## WHAT TO DO
Show all lines holding the string "that".

--- START OF SOURCE MATERIAL ---

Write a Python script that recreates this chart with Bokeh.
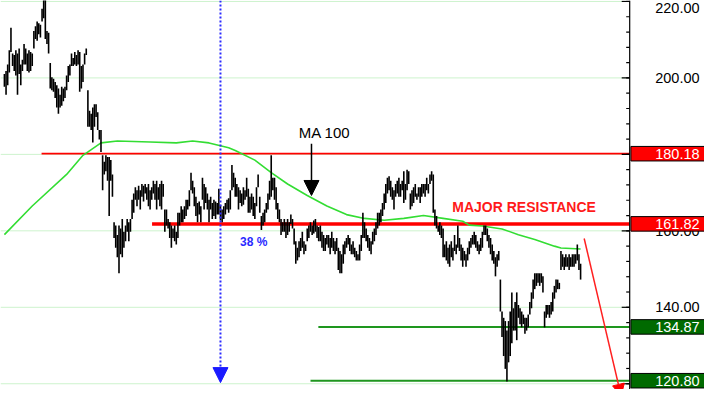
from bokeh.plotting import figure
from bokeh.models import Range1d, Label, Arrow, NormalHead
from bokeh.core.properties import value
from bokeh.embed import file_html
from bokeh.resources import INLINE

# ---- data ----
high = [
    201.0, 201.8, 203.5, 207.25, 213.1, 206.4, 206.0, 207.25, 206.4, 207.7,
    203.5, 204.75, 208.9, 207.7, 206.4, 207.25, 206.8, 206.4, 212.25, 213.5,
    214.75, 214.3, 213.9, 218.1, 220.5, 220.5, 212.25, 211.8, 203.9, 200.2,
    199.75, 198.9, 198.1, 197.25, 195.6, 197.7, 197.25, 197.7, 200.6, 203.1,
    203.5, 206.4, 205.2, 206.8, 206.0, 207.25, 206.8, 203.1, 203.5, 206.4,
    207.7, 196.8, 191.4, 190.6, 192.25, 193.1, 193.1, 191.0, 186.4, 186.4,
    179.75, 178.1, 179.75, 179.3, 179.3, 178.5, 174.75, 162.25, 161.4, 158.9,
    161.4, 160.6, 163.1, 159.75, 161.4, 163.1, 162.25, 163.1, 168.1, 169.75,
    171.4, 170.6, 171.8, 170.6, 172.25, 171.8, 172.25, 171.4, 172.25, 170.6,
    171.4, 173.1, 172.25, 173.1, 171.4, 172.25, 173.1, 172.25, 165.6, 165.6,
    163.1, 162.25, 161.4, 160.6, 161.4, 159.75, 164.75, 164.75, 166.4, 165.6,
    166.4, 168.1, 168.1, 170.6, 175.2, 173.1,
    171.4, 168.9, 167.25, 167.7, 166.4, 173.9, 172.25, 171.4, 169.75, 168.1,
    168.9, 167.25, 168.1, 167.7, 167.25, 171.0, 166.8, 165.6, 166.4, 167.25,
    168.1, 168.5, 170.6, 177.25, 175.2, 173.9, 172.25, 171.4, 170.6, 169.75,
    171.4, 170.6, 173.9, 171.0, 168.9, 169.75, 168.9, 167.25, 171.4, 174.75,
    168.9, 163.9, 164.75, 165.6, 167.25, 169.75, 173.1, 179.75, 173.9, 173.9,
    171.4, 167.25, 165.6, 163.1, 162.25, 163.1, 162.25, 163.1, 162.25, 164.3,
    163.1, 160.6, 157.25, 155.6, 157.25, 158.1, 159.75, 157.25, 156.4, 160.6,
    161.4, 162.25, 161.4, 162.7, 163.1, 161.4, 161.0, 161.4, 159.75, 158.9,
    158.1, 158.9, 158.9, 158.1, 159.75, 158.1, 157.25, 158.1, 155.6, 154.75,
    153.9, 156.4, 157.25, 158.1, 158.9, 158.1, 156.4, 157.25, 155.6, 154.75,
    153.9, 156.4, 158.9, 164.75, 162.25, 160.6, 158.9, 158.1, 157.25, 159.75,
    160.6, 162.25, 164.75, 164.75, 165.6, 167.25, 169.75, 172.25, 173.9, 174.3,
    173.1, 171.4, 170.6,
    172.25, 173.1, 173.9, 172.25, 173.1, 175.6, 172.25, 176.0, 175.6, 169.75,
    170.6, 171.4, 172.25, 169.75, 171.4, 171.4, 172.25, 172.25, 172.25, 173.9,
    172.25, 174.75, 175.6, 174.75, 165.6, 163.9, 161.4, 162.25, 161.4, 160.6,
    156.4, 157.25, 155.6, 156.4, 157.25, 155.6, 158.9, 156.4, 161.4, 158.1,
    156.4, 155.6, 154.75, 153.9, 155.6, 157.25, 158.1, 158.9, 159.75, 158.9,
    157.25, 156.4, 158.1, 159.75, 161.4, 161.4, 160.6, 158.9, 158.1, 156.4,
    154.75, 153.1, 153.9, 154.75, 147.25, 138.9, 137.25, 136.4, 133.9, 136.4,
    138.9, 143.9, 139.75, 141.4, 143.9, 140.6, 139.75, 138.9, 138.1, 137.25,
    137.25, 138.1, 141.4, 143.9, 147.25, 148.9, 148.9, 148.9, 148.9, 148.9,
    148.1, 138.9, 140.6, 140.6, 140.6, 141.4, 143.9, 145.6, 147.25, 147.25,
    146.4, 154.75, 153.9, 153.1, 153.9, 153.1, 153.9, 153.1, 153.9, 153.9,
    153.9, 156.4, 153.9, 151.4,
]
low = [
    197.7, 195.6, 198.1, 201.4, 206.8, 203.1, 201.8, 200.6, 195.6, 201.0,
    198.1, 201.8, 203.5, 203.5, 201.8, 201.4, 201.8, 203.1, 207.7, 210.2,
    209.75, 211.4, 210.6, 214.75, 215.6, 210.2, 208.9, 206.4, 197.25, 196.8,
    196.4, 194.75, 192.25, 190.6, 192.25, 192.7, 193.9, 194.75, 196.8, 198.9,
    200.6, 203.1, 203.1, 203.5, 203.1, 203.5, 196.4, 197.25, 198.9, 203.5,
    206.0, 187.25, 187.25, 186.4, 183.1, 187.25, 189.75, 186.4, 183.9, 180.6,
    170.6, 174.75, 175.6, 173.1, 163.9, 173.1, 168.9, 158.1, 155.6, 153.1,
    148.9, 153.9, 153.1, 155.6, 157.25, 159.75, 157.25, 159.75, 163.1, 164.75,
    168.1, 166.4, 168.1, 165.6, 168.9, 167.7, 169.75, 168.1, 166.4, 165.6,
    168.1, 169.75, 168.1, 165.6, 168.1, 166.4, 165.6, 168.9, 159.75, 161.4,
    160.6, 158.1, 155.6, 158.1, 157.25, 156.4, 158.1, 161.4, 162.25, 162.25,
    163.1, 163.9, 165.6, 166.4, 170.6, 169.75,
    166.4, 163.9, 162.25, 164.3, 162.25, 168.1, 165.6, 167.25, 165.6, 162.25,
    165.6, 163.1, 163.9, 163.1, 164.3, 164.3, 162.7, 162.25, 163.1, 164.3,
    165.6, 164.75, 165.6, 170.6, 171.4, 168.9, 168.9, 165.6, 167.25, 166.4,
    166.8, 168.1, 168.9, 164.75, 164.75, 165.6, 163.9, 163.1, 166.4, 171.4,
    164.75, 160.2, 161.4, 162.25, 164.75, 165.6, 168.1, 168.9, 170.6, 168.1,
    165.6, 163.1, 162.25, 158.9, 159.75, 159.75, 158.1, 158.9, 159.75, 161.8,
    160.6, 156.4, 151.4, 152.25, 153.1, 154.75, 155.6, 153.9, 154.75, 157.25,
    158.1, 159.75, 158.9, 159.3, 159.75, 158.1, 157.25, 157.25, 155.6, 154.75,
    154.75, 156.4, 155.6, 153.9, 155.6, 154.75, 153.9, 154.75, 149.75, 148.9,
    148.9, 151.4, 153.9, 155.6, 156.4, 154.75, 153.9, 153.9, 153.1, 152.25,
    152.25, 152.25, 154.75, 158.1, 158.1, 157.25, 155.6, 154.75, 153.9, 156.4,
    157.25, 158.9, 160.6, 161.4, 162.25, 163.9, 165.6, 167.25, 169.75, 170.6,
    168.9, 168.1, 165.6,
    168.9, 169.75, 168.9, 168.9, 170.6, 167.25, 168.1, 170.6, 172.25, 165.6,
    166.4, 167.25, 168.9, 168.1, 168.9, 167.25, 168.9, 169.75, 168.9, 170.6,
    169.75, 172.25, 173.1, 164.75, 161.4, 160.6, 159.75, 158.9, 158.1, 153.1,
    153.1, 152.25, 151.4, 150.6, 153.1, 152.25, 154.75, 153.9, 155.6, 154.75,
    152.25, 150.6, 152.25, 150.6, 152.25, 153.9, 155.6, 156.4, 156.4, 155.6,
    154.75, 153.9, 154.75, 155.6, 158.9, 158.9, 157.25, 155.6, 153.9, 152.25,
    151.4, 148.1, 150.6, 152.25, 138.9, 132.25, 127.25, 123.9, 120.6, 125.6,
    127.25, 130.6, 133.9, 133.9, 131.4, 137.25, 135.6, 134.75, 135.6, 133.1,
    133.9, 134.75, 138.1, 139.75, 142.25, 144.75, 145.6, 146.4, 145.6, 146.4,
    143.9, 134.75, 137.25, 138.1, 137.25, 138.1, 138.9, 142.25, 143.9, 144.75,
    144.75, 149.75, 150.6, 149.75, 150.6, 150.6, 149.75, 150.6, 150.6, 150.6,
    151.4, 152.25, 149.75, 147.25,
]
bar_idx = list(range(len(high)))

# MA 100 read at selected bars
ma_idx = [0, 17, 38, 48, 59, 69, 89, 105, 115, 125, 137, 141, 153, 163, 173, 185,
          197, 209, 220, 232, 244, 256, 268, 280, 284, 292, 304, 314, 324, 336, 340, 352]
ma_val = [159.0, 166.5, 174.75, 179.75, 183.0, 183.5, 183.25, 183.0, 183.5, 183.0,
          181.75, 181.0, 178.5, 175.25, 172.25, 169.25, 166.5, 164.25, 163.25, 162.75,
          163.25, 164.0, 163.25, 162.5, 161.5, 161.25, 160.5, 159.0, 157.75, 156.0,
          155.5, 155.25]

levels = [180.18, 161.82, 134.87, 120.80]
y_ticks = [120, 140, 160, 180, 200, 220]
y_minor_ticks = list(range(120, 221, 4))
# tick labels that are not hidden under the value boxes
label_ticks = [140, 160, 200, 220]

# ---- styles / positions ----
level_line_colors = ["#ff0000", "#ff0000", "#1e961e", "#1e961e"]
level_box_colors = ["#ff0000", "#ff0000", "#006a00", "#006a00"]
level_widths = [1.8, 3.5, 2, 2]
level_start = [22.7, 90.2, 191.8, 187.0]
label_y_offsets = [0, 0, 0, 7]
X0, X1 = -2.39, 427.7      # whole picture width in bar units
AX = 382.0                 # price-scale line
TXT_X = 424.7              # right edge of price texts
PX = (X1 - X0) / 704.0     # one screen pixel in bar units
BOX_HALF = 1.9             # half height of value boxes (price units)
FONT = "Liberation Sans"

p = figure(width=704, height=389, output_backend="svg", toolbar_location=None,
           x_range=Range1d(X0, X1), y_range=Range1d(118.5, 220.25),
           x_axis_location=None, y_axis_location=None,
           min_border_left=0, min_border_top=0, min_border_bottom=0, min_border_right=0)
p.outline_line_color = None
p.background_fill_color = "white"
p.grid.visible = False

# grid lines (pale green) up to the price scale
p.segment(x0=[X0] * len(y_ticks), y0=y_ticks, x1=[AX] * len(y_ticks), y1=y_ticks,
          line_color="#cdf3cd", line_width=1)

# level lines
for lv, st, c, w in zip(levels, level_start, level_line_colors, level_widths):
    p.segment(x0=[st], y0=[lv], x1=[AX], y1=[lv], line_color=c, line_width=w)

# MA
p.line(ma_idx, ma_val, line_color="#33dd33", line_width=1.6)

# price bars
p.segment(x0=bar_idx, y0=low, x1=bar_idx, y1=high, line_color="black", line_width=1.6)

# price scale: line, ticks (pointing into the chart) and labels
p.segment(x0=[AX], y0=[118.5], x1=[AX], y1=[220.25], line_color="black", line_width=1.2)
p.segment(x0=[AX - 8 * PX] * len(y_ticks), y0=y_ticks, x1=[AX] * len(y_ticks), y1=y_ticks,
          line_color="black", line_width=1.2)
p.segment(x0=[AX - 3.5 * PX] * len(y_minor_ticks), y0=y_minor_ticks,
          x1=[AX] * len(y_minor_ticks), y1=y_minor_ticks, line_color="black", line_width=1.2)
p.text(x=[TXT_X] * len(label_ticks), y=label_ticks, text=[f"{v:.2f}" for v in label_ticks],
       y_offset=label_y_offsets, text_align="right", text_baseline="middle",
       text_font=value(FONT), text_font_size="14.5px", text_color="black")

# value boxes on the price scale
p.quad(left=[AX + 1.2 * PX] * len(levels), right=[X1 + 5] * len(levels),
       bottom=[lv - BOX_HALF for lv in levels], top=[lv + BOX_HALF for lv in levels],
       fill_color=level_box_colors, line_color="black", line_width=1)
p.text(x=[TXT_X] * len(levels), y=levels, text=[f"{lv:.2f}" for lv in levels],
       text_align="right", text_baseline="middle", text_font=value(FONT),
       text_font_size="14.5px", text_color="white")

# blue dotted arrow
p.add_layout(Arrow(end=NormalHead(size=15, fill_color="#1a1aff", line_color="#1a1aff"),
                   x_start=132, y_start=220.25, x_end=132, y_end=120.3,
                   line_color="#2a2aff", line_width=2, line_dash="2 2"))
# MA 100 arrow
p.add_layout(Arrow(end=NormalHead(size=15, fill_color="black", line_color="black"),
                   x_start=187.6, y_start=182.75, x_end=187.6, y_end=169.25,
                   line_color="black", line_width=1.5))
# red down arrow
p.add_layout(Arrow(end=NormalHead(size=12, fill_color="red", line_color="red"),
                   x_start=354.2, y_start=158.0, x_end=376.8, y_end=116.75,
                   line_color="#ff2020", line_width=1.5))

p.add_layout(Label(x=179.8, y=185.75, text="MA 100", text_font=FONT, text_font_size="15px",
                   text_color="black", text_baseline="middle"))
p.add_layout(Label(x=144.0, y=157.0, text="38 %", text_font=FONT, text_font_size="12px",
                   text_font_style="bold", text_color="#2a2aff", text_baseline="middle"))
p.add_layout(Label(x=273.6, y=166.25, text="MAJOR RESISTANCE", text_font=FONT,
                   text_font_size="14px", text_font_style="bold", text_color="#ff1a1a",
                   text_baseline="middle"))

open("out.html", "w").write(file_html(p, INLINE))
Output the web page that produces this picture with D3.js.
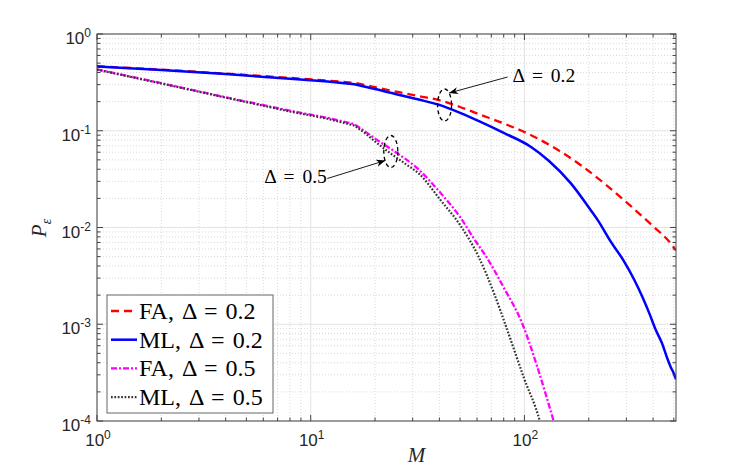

--- END OF SOURCE MATERIAL ---

## RESPONSE FOR THIS EXERCISE
Write a Python script that recreates this chart with Bokeh.
# tick labels that are not hidden under the value boxes
Output the web page that produces this picture with D3.js.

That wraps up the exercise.